Dijkstra Time Complexity Clarification

Question

For Dijkstra implementation that uses a minimum heap priority queue, I set it up as to find a station that does not exist on the network, so that it has to check everything. My question is since the overall time complexity O(V + E log V), why is the time taken for a network to find locate the minimum distance to a station that does not exist on a network with 500 Edges and 400 Stations longer than one with 500 Edges and 500 Stations?
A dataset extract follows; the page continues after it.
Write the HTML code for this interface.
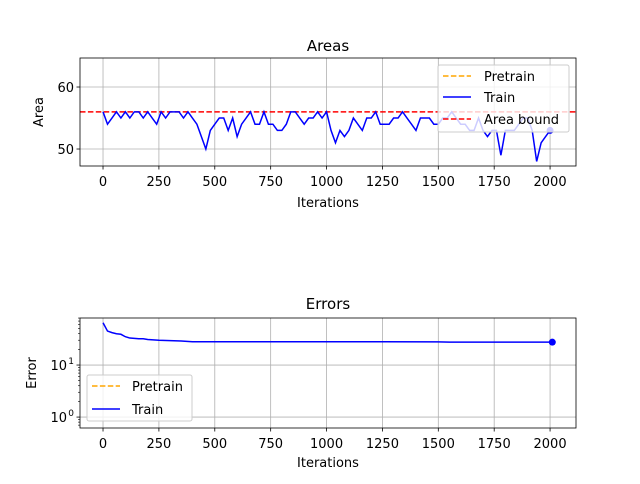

Note: All stations are connected by at least 1 edge. Station with |E| = |S| + 100 has 100 extra edges that are unique but randomly connected

#  PSEUDOCODE

1. INIT QUEUE & DICTIONARY WITH DISTANCE TO SOURCE BEING INF
2. ENQUEUE SOURCE WITH DISTANCE 0
3. SET DISTANCE TO SOURCE FOR SOURCE TO 0
4. LOOP WHILE QUEUE NOT EMPTY
      a. POP STATION FROM QUEUE (CALL IT P)
      b. IF P MARKED AS VISITED THEN RESTART LOOP (CONTINUE).
      c. IF P == TARGET RETURN DIST
      d. LOOP THROUGH ALL ADJACENT STATIONS (A) TO P
          i. IF (A IS NOT MARKED AS VISITED) AND (DIST TO P + DIST(P,A) < DIST TO A)
             1. CHANGE DIST TO A TO BE THE NEW DIST
             2. PUSH A ONTO THE PRIORITY QUEUE.

Answer 1

@Arne is right, this question depends a lot on the actual graph used.

|E| = |S| makes for a very very sparse graph. Let's take an extreme example. Let's say you have |S| = 500, |E| = 500, and all nodes are neatly arranged in a circle. At each iteration, the algorithm goes:

• Take a single node from the priority queue.
• Follow the single edge.
• Add a single node to the PQ.

All the time, the PQ is running close to empty. The PQ is an optimization over a regular queue, but if there is only one node in the queue, then there is not much to optimize. There is no point of talking about O(log N) when you know N is always 1. Actual performance is much better than the worst-case performance predicted by Big-Oh notation.

Now add 100 edges. Suddenly the algorithm has choices! The PQ fills up. Let's say the first node examined has 10 edges, and consequently the PQ has a size of 10. It might stay this size for dozens of iterations. The PQ finally has some work to do! This is where the extra time consumption comes from.

P.S. it's Dijkstra, not Djikstra.